▸ STATED TASK
Leave out the pictures and transcribe everything else exactly.
** begin **
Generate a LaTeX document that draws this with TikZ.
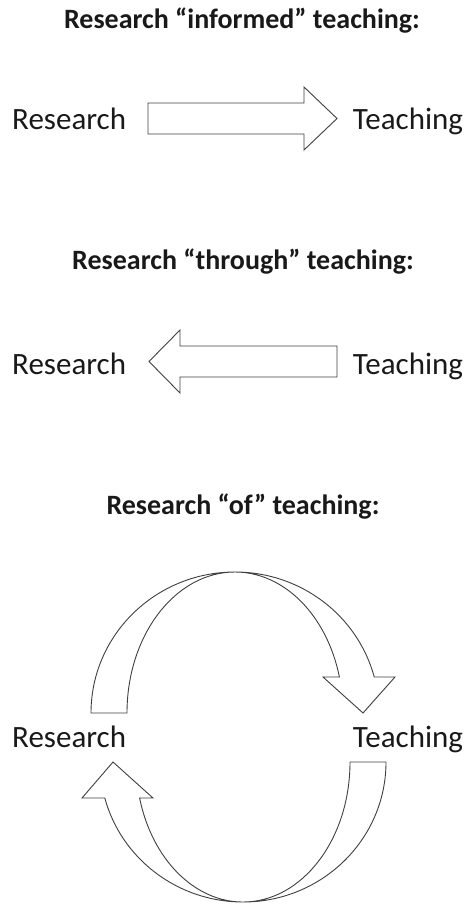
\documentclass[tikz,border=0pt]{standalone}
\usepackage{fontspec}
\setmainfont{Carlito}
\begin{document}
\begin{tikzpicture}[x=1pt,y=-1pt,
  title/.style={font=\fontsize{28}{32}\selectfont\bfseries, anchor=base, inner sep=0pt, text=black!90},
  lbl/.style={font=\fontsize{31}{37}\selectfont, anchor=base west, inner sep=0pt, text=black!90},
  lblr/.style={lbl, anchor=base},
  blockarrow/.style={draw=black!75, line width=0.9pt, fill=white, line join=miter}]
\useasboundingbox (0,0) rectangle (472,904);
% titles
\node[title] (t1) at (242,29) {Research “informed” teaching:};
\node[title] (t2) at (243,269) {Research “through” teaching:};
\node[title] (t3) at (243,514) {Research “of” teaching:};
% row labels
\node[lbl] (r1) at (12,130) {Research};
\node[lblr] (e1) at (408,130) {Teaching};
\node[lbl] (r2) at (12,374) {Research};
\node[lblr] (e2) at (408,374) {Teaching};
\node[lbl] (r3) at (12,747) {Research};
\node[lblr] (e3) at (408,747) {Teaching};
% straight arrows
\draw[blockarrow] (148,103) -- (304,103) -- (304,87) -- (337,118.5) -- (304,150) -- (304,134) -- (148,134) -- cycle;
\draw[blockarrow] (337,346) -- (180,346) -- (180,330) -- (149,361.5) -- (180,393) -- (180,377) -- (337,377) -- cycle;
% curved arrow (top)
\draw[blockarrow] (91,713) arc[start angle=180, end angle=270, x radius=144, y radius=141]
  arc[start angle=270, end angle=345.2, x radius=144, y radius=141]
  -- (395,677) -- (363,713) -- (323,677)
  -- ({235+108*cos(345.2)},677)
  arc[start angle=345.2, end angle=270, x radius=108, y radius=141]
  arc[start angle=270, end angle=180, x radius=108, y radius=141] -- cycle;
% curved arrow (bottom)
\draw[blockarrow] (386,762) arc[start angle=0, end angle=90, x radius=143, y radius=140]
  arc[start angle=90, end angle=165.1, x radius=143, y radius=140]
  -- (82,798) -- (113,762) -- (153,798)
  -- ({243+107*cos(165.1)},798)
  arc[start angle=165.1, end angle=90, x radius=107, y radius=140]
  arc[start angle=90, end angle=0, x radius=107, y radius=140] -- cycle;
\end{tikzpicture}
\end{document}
** end **
▸ SOLUTION
Generate a LaTeX document that draws this with TikZ.
\documentclass[tikz,border=0pt]{standalone}
\usepackage{fontspec}
\setmainfont{Carlito}
\begin{document}
\begin{tikzpicture}[x=1pt,y=-1pt,
  title/.style={font=\fontsize{28}{32}\selectfont\bfseries, anchor=base, inner sep=0pt, text=black!90},
  lbl/.style={font=\fontsize{31}{37}\selectfont, anchor=base west, inner sep=0pt, text=black!90},
  lblr/.style={lbl, anchor=base},
  blockarrow/.style={draw=black!75, line width=0.9pt, fill=white, line join=miter}]
\useasboundingbox (0,0) rectangle (472,904);
% titles
\node[title] (t1) at (242,29) {Research “informed” teaching:};
\node[title] (t2) at (243,269) {Research “through” teaching:};
\node[title] (t3) at (243,514) {Research “of” teaching:};
% row labels
\node[lbl] (r1) at (12,130) {Research};
\node[lblr] (e1) at (408,130) {Teaching};
\node[lbl] (r2) at (12,374) {Research};
\node[lblr] (e2) at (408,374) {Teaching};
\node[lbl] (r3) at (12,747) {Research};
\node[lblr] (e3) at (408,747) {Teaching};
% straight arrows
\draw[blockarrow] (148,103) -- (304,103) -- (304,87) -- (337,118.5) -- (304,150) -- (304,134) -- (148,134) -- cycle;
\draw[blockarrow] (337,346) -- (180,346) -- (180,330) -- (149,361.5) -- (180,393) -- (180,377) -- (337,377) -- cycle;
% curved arrow (top)
\draw[blockarrow] (91,713) arc[start angle=180, end angle=270, x radius=144, y radius=141]
  arc[start angle=270, end angle=345.2, x radius=144, y radius=141]
  -- (395,677) -- (363,713) -- (323,677)
  -- ({235+108*cos(345.2)},677)
  arc[start angle=345.2, end angle=270, x radius=108, y radius=141]
  arc[start angle=270, end angle=180, x radius=108, y radius=141] -- cycle;
% curved arrow (bottom)
\draw[blockarrow] (386,762) arc[start angle=0, end angle=90, x radius=143, y radius=140]
  arc[start angle=90, end angle=165.1, x radius=143, y radius=140]
  -- (82,798) -- (113,762) -- (153,798)
  -- ({243+107*cos(165.1)},798)
  arc[start angle=165.1, end angle=90, x radius=107, y radius=140]
  arc[start angle=90, end angle=0, x radius=107, y radius=140] -- cycle;
\end{tikzpicture}
\end{document}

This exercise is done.